L’arrivée de ces milices et leurs premières victoires autour de Ramadi sont accueillies avec soulagement par certaines tribus sunnites. Pragmatiques, les Américains ont choisi d’appuyer leur contre-offensive. « Les milices ont un rôle à jouer aussi longtemps qu’elles sont sous le contrôle du gouvernement irakien », a insisté le colonel Steven Warren, porte-parole du Pentagone.
Ces milices pourraient transformer leurs victoires militaires en gains politiques, fragilisant davantage le leadership du premier ministre Abadi, déjà contesté dans le camp chiite. « L’ancien premier ministre Maliki essaie de fragiliser le gouvernement actuel en répandant l’idée que ses politiques non confessionnelles sont un échec et que les milices chiites sont la solution », analyse un diplomate du Golfe. Leur renforcement conduit inévitablement à une plus grande ingérence de l’Iran dans les affaires irakiennes, au risque d’exacerber la rivalité avec les puissances sunnites régionales, membres de la coalition. Dimanche, M. Abadi a de nouveau assuré que l’Irak n’était pas une « porte d’accès » pour l’Iran et qu’il ne prendra pas part aux conflits opposant Riyad et Téhéran dans la région.

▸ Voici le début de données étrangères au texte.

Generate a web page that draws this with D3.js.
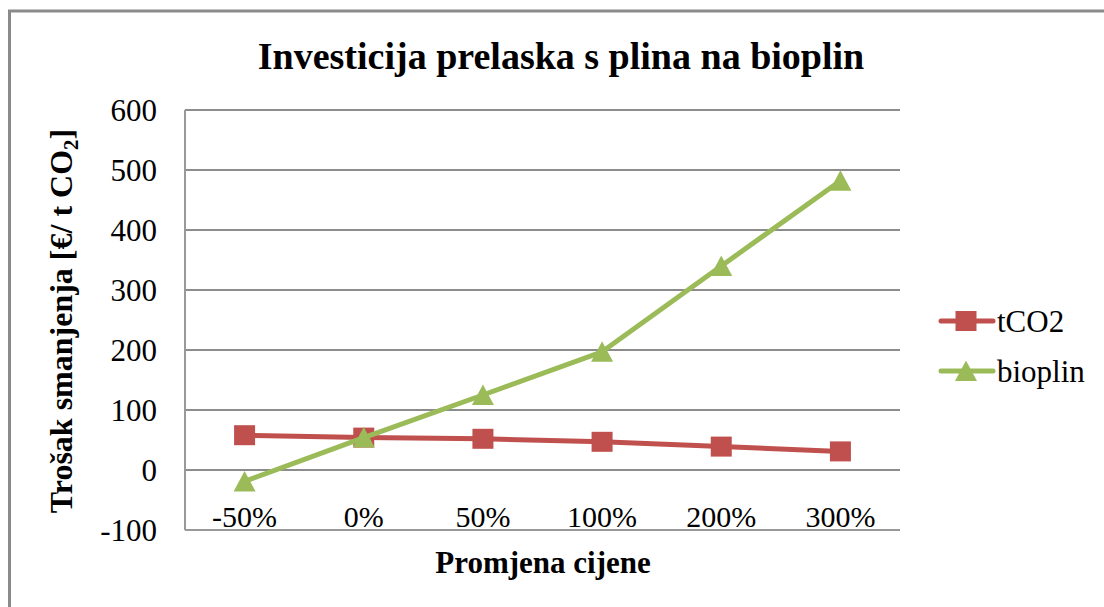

M. Abadi se défend des critiques opposées par les forces de la coalition et les renvoie à leur responsabilité face à l’afflux de combattants étrangers. « Il est vrai qu’Abadi peut faire davantage et a la marge de manœuvre pour concéder plus d’inclusion politique aux sunnites et aux Kurdes », estime Hosham Dawood, spécialiste de l’Irak. « Mais, il faut le renforcer, ce qui passe par un soutien accru de la coalition, militaire mais aussi humanitaire et financier, dans lequel les puissances sunnites de la région ont un rôle à jouer », poursuit-il.
Les autres volets du soutien au gouvernement irakien sont au menu de la réunion de Paris : le problème des combattants étrangers en nombre croissant, qui inquiète particulièrement la France ; l’aide humanitaire aux 2,8 millions de déplacés ; la création d’un « fonds de stabilisation » pour lancer les opérations de déminage et de reconstruction ; la charte pour la protection des minorités persécutées que M. Fabius veut faire inscrire aux objectifs de la coalition au même titre que la protection du patrimoine en danger.

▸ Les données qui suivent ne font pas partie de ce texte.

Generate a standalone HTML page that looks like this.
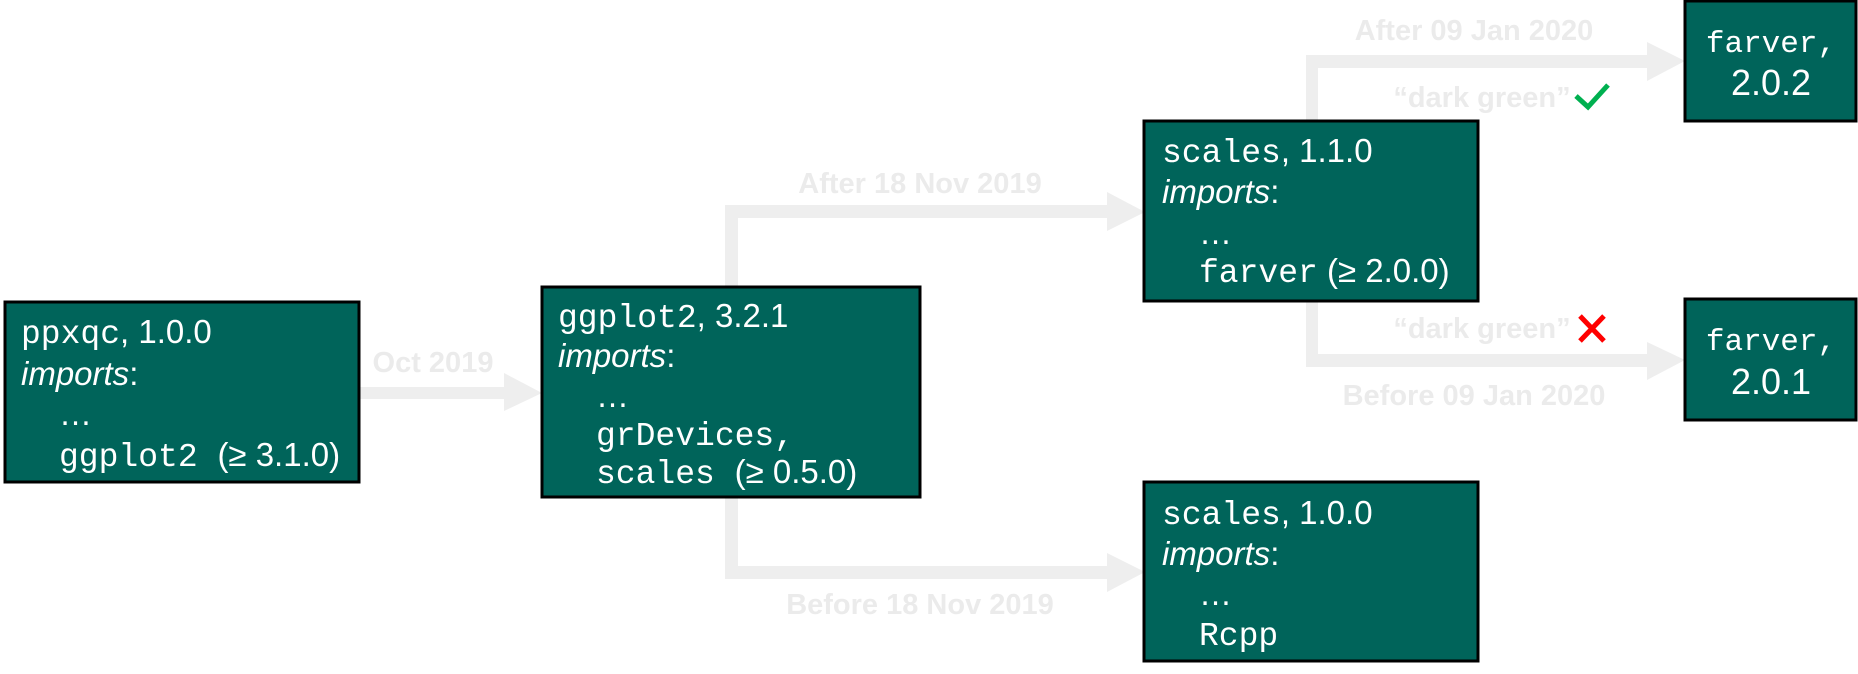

« Le pourrissement de la situation en Syrie pèse sur la stabilisation de l’Irak voisine car il y a un afflux de combattants par-delà la frontière comme l’a montré l’offensive à Ramadi », note une source diplomatique. La conquête par l’EI de Palmyre, le 20 mai, confirme l’affaiblissement du régime syrien, qui s’est replié sur son « espace utile » après avoir également perdu la province d’Idlib au profit d’une coalition islamiste menée par le Front Al-Nosra, la branche syrienne d’Al-Qaida.

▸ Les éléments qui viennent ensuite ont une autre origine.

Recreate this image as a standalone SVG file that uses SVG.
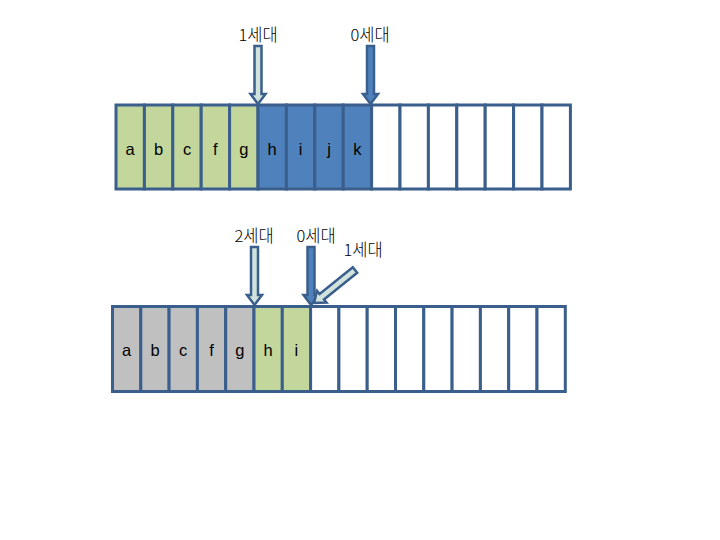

L’affaiblissement de Bachar Al-Assad, bien que salué par la coalition, suscite de nombreuses interrogations en l’absence d’alternative crédible pour une transition politique. Elles sont alimentées par les spéculations sur un possible « lâchage » du dictateur par Moscou. « On voit se faire jour des préoccupations plus pressantes sur Daech, l’impact de la radicalisation et la question de l’affaiblissement de Bachar Al-Assad, désormais reconnu par les Russes. Mais il n’y a pas encore de discussions sur une alternative ni de chemin politique qui se dessine vers une transition », pointe une source diplomatique. Mardi, le président iranien Hassan Rohani a fustigé les « erreurs de calcul » des pays soutenant la rébellion syrienne et affirmé que Téhéran soutiendra le régime de Bachar Al-Assad « jusqu’à la fin » du conflit.